'''
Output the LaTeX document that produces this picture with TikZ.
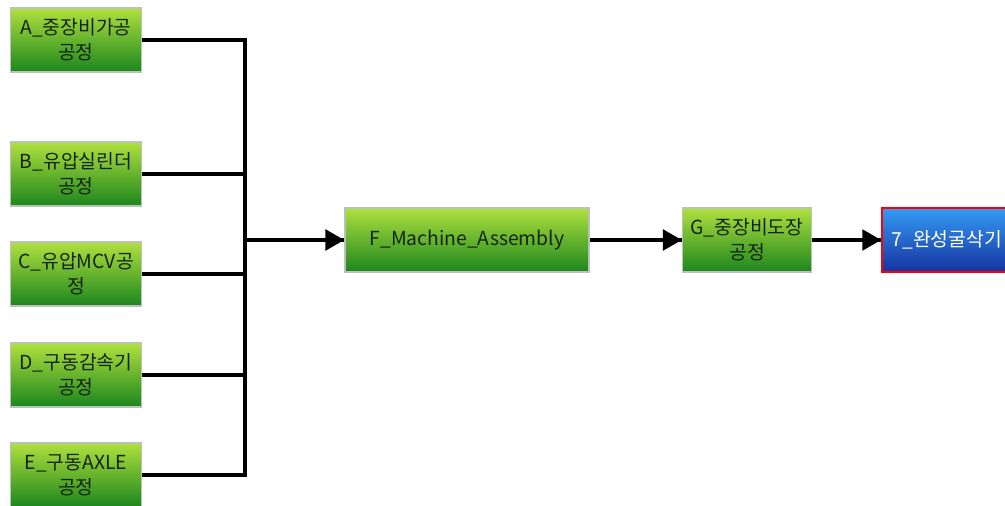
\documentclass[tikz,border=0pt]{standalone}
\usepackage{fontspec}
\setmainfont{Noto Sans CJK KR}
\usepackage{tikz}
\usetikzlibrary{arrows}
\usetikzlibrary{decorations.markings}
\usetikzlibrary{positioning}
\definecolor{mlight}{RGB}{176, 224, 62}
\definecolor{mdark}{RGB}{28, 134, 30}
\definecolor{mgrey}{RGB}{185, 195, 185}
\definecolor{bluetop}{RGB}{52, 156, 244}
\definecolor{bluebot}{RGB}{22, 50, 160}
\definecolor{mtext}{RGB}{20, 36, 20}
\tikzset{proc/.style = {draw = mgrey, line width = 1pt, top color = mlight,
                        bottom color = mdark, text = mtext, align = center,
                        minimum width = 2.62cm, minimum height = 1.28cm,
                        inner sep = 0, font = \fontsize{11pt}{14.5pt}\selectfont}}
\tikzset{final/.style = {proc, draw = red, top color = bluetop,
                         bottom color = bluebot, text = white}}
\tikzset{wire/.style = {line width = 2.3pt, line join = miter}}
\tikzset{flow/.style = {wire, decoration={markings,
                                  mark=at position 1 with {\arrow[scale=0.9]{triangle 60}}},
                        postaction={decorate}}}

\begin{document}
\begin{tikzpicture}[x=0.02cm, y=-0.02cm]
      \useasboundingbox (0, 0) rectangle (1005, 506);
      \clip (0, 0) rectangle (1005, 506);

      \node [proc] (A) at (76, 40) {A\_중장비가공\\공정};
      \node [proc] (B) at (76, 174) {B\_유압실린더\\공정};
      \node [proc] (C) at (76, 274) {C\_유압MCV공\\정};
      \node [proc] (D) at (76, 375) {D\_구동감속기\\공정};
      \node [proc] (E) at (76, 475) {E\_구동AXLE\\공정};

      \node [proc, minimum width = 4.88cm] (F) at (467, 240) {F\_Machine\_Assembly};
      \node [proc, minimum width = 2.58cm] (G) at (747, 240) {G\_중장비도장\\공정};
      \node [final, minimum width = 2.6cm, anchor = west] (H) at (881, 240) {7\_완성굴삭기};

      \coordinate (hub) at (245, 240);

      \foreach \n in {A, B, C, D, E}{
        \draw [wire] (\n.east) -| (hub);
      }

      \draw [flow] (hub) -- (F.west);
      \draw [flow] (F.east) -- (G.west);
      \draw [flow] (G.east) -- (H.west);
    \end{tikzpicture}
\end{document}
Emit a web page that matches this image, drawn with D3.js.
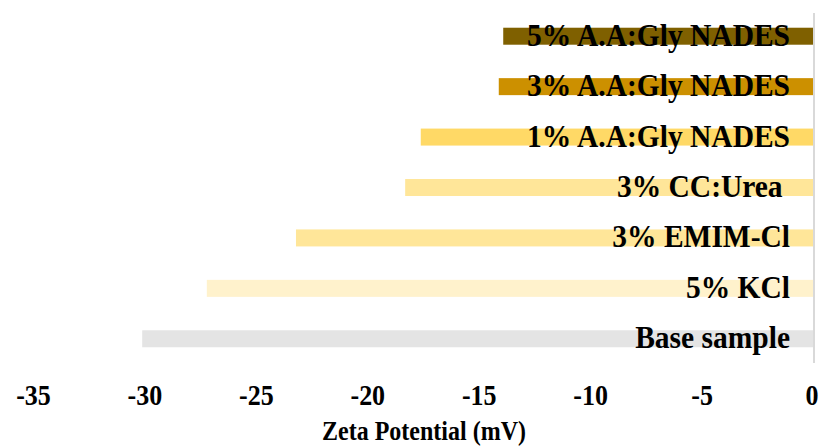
'''
**Short exercise:** With the pictures omitted, reproduce the records in full and exactly.

**Exercise answer:**
Output the LaTeX document that produces this picture with TikZ.
\documentclass[tikz,border=0pt]{standalone}
\usepackage{fontspec}
\setmainfont{Noto Sans CJK KR}
\usepackage{tikz}
\usetikzlibrary{arrows}
\usetikzlibrary{decorations.markings}
\usetikzlibrary{positioning}
\definecolor{mlight}{RGB}{176, 224, 62}
\definecolor{mdark}{RGB}{28, 134, 30}
\definecolor{mgrey}{RGB}{185, 195, 185}
\definecolor{bluetop}{RGB}{52, 156, 244}
\definecolor{bluebot}{RGB}{22, 50, 160}
\definecolor{mtext}{RGB}{20, 36, 20}
\tikzset{proc/.style = {draw = mgrey, line width = 1pt, top color = mlight,
                        bottom color = mdark, text = mtext, align = center,
                        minimum width = 2.62cm, minimum height = 1.28cm,
                        inner sep = 0, font = \fontsize{11pt}{14.5pt}\selectfont}}
\tikzset{final/.style = {proc, draw = red, top color = bluetop,
                         bottom color = bluebot, text = white}}
\tikzset{wire/.style = {line width = 2.3pt, line join = miter}}
\tikzset{flow/.style = {wire, decoration={markings,
                                  mark=at position 1 with {\arrow[scale=0.9]{triangle 60}}},
                        postaction={decorate}}}

\begin{document}
\begin{tikzpicture}[x=0.02cm, y=-0.02cm]
      \useasboundingbox (0, 0) rectangle (1005, 506);
      \clip (0, 0) rectangle (1005, 506);

      \node [proc] (A) at (76, 40) {A\_중장비가공\\공정};
      \node [proc] (B) at (76, 174) {B\_유압실린더\\공정};
      \node [proc] (C) at (76, 274) {C\_유압MCV공\\정};
      \node [proc] (D) at (76, 375) {D\_구동감속기\\공정};
      \node [proc] (E) at (76, 475) {E\_구동AXLE\\공정};

      \node [proc, minimum width = 4.88cm] (F) at (467, 240) {F\_Machine\_Assembly};
      \node [proc, minimum width = 2.58cm] (G) at (747, 240) {G\_중장비도장\\공정};
      \node [final, minimum width = 2.6cm, anchor = west] (H) at (881, 240) {7\_완성굴삭기};

      \coordinate (hub) at (245, 240);

      \foreach \n in {A, B, C, D, E}{
        \draw [wire] (\n.east) -| (hub);
      }

      \draw [flow] (hub) -- (F.west);
      \draw [flow] (F.east) -- (G.west);
      \draw [flow] (G.east) -- (H.west);
    \end{tikzpicture}
\end{document}
Emit a web page that matches this image, drawn with D3.js.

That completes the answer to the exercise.